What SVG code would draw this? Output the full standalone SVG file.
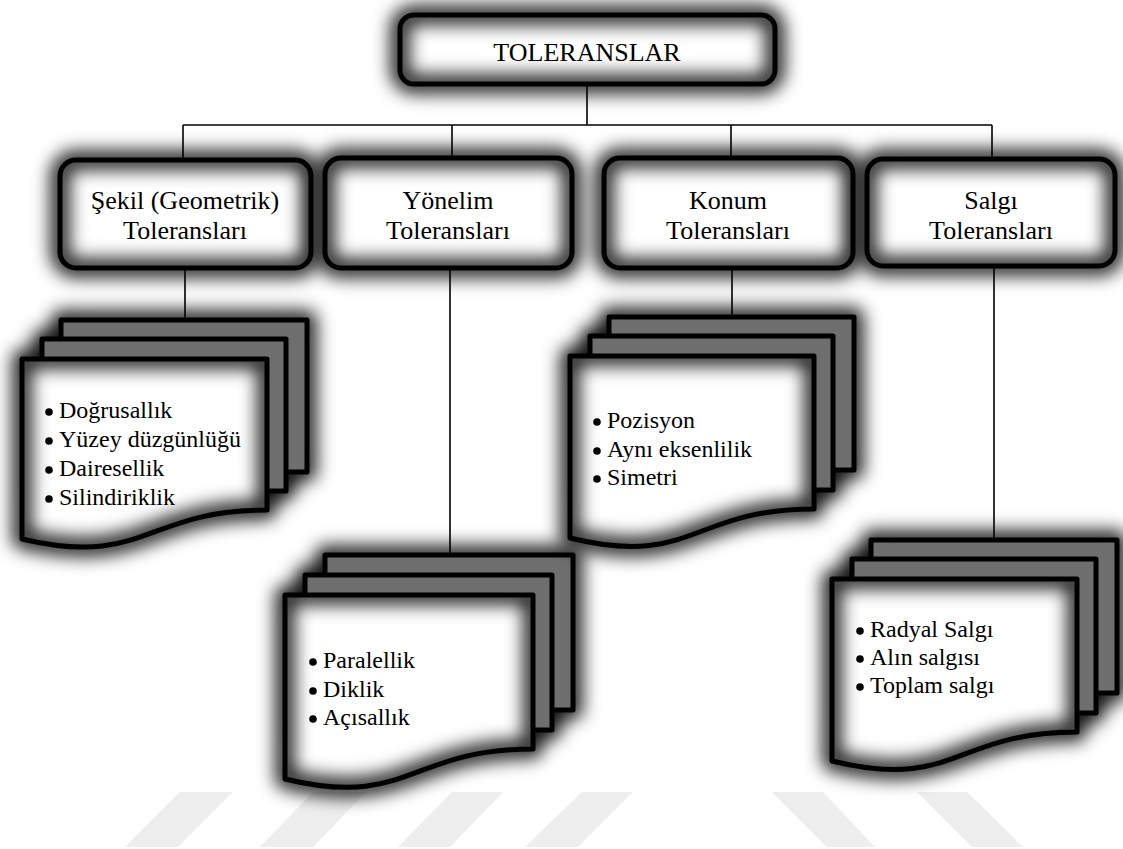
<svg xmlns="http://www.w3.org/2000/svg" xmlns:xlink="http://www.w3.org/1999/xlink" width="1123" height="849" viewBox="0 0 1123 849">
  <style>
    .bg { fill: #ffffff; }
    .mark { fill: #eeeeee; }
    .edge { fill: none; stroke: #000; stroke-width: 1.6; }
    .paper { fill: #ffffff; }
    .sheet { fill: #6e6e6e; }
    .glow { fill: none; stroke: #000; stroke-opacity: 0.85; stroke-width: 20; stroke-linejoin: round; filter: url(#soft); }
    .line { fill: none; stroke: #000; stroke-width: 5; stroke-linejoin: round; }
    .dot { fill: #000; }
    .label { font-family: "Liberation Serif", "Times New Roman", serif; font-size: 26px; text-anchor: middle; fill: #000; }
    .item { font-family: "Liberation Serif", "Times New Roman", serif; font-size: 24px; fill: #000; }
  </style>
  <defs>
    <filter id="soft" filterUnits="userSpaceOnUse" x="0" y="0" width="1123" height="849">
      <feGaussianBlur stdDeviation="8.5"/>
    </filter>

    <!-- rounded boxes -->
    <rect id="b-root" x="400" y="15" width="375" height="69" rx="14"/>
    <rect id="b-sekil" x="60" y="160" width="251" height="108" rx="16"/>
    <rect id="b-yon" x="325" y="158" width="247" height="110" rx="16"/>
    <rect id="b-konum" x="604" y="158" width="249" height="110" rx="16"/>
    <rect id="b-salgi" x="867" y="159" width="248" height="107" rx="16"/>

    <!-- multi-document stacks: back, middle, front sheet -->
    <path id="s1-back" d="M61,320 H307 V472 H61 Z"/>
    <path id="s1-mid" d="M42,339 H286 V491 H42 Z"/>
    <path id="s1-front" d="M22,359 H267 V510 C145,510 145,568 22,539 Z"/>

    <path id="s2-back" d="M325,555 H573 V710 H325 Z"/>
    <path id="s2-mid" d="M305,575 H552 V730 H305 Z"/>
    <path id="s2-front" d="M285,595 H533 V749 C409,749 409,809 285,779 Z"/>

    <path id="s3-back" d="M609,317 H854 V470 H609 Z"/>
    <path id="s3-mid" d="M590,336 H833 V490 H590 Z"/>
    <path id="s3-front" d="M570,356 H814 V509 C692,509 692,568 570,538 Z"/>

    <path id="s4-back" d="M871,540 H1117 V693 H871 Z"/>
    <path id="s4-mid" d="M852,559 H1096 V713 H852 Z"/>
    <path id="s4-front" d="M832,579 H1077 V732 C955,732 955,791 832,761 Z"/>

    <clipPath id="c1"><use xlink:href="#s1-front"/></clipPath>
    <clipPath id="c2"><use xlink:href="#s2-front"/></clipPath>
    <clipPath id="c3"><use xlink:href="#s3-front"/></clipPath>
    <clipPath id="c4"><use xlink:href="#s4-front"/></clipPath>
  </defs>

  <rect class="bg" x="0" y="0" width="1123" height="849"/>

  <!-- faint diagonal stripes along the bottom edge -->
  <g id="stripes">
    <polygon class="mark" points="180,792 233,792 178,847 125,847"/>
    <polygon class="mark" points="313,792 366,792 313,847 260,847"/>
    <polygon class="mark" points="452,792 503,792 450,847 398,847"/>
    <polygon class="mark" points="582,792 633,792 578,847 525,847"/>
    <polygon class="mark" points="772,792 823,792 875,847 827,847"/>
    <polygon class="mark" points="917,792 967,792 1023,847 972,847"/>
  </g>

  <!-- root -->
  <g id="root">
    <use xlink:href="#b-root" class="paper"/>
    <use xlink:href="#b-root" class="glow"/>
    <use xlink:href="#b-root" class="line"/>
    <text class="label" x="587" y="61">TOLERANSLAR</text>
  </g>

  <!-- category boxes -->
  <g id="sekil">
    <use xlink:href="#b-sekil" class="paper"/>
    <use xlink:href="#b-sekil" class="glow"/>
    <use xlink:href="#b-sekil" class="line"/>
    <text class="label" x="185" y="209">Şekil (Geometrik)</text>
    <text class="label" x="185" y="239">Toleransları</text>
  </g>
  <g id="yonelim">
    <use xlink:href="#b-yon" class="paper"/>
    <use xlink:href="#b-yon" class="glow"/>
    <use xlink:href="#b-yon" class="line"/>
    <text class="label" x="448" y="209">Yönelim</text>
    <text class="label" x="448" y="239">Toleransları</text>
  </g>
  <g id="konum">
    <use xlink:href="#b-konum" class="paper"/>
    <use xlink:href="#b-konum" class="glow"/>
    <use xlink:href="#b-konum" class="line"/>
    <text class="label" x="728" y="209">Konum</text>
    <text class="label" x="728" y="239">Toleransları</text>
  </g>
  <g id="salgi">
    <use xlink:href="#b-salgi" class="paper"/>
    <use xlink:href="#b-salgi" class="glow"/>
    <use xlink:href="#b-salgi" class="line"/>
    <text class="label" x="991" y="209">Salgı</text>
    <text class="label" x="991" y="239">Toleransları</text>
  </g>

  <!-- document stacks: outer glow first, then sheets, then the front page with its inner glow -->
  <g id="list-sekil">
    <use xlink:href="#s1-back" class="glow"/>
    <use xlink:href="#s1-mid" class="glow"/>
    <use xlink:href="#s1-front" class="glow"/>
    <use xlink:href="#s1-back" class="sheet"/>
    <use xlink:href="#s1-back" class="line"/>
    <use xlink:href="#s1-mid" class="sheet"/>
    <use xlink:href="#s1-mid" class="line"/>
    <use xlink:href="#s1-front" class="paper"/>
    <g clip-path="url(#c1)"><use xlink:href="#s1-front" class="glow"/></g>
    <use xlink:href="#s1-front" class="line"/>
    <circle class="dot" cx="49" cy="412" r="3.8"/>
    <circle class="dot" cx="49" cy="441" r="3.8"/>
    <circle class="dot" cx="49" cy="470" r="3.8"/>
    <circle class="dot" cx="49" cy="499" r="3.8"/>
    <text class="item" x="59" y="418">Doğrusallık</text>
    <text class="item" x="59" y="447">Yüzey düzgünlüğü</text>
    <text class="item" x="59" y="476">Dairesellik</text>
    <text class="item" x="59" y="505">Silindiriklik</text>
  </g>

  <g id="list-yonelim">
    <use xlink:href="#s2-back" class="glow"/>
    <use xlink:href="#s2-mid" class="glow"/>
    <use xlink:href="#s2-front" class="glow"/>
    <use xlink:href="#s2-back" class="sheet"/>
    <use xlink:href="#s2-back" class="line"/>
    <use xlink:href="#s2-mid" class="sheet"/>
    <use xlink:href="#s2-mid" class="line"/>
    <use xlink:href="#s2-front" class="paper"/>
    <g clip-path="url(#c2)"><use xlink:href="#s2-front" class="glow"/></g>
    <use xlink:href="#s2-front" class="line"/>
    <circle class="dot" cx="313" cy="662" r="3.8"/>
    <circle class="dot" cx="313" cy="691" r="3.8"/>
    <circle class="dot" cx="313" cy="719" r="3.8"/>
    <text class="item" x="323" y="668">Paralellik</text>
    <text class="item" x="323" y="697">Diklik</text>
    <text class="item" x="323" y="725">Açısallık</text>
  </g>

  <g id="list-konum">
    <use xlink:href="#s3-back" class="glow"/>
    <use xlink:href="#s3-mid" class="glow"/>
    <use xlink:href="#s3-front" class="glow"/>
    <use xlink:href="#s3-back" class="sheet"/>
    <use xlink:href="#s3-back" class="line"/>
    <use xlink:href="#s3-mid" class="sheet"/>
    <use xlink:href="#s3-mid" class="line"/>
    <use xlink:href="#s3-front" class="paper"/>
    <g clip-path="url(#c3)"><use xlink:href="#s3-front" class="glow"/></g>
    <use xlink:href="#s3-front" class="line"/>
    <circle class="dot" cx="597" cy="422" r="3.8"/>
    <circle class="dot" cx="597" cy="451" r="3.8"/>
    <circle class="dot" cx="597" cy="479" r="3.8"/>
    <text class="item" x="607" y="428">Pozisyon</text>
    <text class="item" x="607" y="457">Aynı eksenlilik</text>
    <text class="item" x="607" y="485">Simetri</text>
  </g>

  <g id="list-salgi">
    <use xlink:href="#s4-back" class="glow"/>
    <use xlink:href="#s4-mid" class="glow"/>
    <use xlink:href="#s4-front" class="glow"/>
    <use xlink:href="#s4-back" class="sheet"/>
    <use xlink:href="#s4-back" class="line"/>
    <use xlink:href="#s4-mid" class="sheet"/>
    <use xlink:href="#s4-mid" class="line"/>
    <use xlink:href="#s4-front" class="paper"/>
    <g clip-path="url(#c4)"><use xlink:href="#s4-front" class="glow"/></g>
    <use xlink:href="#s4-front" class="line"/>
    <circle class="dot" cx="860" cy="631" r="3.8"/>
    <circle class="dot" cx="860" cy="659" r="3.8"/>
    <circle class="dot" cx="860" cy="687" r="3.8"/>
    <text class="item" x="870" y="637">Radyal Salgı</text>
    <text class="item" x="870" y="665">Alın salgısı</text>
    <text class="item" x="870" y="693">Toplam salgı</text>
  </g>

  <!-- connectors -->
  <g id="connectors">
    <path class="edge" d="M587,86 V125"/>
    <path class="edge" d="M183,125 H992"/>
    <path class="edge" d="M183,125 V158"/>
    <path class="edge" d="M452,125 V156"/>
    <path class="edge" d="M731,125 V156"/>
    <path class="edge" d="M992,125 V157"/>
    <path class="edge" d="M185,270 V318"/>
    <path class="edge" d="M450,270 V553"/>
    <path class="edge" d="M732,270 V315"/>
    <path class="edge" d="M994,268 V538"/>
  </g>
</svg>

◇ ◇ ◇ ◇ ◇

(WHAT NEEDS TO BE DONE)
Pictures excluded, repeat exactly the lines from the top of the material through the line with "H814 V509 C692,509", including both of those lines.

(CORRECT OUTPUT)
What SVG code would draw this? Output the full standalone SVG file.
<svg xmlns="http://www.w3.org/2000/svg" xmlns:xlink="http://www.w3.org/1999/xlink" width="1123" height="849" viewBox="0 0 1123 849">
  <style>
    .bg { fill: #ffffff; }
    .mark { fill: #eeeeee; }
    .edge { fill: none; stroke: #000; stroke-width: 1.6; }
    .paper { fill: #ffffff; }
    .sheet { fill: #6e6e6e; }
    .glow { fill: none; stroke: #000; stroke-opacity: 0.85; stroke-width: 20; stroke-linejoin: round; filter: url(#soft); }
    .line { fill: none; stroke: #000; stroke-width: 5; stroke-linejoin: round; }
    .dot { fill: #000; }
    .label { font-family: "Liberation Serif", "Times New Roman", serif; font-size: 26px; text-anchor: middle; fill: #000; }
    .item { font-family: "Liberation Serif", "Times New Roman", serif; font-size: 24px; fill: #000; }
  </style>
  <defs>
    <filter id="soft" filterUnits="userSpaceOnUse" x="0" y="0" width="1123" height="849">
      <feGaussianBlur stdDeviation="8.5"/>
    </filter>

    <!-- rounded boxes -->
    <rect id="b-root" x="400" y="15" width="375" height="69" rx="14"/>
    <rect id="b-sekil" x="60" y="160" width="251" height="108" rx="16"/>
    <rect id="b-yon" x="325" y="158" width="247" height="110" rx="16"/>
    <rect id="b-konum" x="604" y="158" width="249" height="110" rx="16"/>
    <rect id="b-salgi" x="867" y="159" width="248" height="107" rx="16"/>

    <!-- multi-document stacks: back, middle, front sheet -->
    <path id="s1-back" d="M61,320 H307 V472 H61 Z"/>
    <path id="s1-mid" d="M42,339 H286 V491 H42 Z"/>
    <path id="s1-front" d="M22,359 H267 V510 C145,510 145,568 22,539 Z"/>

    <path id="s2-back" d="M325,555 H573 V710 H325 Z"/>
    <path id="s2-mid" d="M305,575 H552 V730 H305 Z"/>
    <path id="s2-front" d="M285,595 H533 V749 C409,749 409,809 285,779 Z"/>

    <path id="s3-back" d="M609,317 H854 V470 H609 Z"/>
    <path id="s3-mid" d="M590,336 H833 V490 H590 Z"/>
    <path id="s3-front" d="M570,356 H814 V509 C692,509 692,568 570,538 Z"/>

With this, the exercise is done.